··· RECORDS PROVIDED

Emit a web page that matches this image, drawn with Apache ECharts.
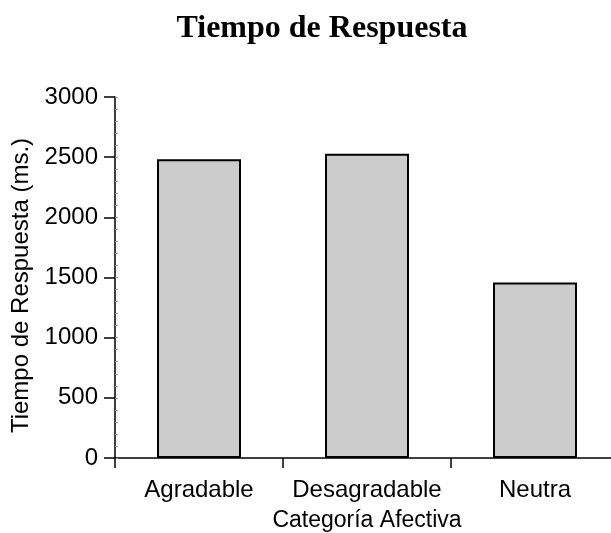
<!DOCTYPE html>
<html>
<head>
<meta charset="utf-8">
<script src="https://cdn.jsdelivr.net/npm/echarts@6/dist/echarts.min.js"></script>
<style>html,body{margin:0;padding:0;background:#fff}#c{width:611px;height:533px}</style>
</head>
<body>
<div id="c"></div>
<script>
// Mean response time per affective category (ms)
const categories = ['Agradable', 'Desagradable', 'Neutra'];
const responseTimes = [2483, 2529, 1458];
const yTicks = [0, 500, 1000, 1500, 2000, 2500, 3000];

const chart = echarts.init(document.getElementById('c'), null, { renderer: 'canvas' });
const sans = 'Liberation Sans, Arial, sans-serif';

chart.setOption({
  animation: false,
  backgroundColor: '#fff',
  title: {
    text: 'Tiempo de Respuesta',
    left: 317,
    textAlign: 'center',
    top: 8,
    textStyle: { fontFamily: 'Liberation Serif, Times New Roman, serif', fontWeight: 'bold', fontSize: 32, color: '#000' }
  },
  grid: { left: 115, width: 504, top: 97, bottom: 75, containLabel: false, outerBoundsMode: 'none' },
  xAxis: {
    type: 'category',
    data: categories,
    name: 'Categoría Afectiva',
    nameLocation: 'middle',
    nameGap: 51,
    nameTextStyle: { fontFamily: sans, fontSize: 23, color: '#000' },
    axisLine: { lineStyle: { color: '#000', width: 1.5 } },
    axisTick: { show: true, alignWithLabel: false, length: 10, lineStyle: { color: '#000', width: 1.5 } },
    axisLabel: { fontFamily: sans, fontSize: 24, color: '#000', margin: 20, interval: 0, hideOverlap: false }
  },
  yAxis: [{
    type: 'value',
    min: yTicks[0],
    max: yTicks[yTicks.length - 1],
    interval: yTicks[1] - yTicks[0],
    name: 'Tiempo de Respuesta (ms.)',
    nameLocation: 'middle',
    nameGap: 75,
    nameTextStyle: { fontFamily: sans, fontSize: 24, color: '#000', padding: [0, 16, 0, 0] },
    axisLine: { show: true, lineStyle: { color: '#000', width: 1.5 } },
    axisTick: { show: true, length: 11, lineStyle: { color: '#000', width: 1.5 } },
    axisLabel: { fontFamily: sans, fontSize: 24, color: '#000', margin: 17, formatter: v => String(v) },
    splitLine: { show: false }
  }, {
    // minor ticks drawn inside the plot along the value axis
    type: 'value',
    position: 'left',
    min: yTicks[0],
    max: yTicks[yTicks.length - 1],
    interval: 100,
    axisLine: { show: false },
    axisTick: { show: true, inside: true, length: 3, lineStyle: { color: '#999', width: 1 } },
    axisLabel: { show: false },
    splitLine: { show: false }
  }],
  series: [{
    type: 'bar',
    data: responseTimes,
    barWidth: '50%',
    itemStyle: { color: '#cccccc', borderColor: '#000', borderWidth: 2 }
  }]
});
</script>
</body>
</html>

······
··· RECORDS PROVIDED

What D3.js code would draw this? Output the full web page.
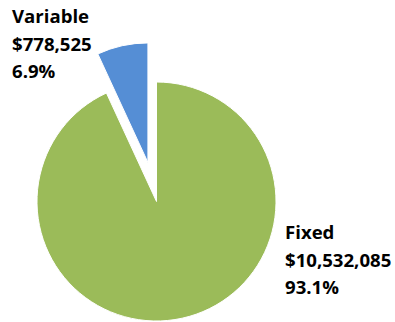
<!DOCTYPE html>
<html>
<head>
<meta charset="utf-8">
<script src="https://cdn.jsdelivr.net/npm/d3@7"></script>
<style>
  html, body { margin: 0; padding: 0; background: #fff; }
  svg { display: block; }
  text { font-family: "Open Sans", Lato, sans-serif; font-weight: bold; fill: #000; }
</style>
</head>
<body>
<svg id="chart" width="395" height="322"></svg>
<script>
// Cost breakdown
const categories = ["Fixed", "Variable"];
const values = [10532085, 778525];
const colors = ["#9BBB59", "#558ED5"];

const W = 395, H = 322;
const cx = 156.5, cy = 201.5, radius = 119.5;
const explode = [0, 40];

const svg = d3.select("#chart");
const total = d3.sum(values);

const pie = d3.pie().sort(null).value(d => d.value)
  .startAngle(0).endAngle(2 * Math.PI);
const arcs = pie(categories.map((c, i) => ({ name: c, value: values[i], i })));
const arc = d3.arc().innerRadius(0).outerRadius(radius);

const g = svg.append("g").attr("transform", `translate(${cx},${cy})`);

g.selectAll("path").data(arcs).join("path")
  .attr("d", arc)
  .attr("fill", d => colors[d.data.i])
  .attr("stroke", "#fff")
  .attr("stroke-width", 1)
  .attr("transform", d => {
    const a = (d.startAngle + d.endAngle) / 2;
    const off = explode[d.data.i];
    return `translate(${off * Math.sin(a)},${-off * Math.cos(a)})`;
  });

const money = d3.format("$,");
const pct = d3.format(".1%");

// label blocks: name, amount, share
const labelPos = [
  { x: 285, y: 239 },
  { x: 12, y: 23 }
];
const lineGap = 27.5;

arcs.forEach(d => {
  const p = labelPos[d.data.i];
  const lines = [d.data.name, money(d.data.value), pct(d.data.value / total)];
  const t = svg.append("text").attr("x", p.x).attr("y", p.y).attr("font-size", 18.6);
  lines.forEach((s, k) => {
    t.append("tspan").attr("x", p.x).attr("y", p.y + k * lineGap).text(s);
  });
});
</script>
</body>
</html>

······
··· RECORDS PROVIDED

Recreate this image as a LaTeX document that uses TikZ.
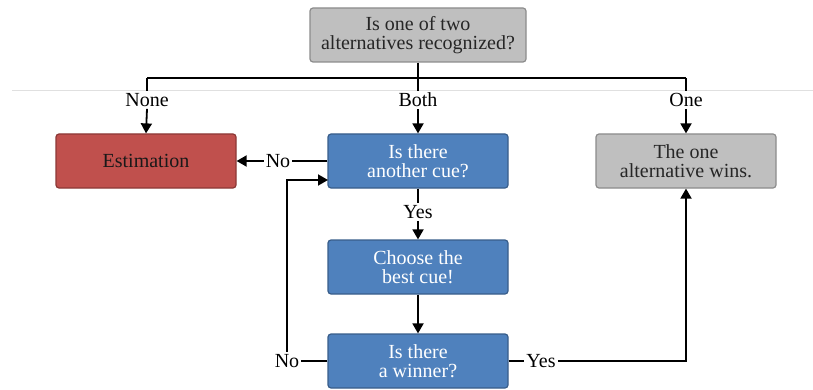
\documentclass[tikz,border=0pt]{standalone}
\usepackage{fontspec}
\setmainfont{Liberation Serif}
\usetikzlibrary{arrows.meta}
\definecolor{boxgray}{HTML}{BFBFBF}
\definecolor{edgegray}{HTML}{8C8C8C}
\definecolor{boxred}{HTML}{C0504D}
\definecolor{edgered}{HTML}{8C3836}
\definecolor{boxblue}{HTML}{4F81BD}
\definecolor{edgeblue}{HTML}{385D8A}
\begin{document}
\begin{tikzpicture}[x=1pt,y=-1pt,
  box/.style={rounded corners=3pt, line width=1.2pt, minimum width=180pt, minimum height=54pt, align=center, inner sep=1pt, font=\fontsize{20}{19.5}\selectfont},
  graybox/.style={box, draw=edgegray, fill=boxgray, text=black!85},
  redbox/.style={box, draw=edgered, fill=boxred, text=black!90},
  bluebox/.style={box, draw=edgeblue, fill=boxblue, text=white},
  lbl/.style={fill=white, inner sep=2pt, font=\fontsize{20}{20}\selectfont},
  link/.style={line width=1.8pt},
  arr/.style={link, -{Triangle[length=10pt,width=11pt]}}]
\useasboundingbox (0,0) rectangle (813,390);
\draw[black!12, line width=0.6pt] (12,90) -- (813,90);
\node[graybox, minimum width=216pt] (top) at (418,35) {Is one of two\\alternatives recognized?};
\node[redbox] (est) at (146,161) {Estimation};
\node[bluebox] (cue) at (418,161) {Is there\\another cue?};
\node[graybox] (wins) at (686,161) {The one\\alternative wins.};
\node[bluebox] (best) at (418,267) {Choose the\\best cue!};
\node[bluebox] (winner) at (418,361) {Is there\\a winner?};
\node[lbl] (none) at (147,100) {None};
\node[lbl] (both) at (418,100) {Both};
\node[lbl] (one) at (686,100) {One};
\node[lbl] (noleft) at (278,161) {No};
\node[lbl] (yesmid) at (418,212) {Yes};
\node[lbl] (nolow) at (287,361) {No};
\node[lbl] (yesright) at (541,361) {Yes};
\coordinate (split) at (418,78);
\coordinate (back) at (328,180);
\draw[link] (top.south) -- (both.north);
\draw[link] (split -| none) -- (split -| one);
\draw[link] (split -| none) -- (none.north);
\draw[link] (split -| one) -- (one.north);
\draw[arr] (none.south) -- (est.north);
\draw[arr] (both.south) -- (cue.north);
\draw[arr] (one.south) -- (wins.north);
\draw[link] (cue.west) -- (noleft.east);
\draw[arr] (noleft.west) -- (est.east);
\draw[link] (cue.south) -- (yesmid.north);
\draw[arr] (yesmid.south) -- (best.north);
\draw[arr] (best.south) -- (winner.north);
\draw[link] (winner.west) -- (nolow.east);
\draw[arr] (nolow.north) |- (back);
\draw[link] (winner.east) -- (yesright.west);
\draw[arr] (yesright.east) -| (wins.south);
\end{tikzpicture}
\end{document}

······

DIRECTIVE → Transcribe only the lines above that start at the line containing "Emit a web page" and end at the line containing "const sans = 'Liberation". Omit pictures.

ANSWER TO THE EXERCISE →
Emit a web page that matches this image, drawn with Apache ECharts.
<!DOCTYPE html>
<html>
<head>
<meta charset="utf-8">
<script src="https://cdn.jsdelivr.net/npm/echarts@6/dist/echarts.min.js"></script>
<style>html,body{margin:0;padding:0;background:#fff}#c{width:611px;height:533px}</style>
</head>
<body>
<div id="c"></div>
<script>
// Mean response time per affective category (ms)
const categories = ['Agradable', 'Desagradable', 'Neutra'];
const responseTimes = [2483, 2529, 1458];
const yTicks = [0, 500, 1000, 1500, 2000, 2500, 3000];

const chart = echarts.init(document.getElementById('c'), null, { renderer: 'canvas' });
const sans = 'Liberation Sans, Arial, sans-serif';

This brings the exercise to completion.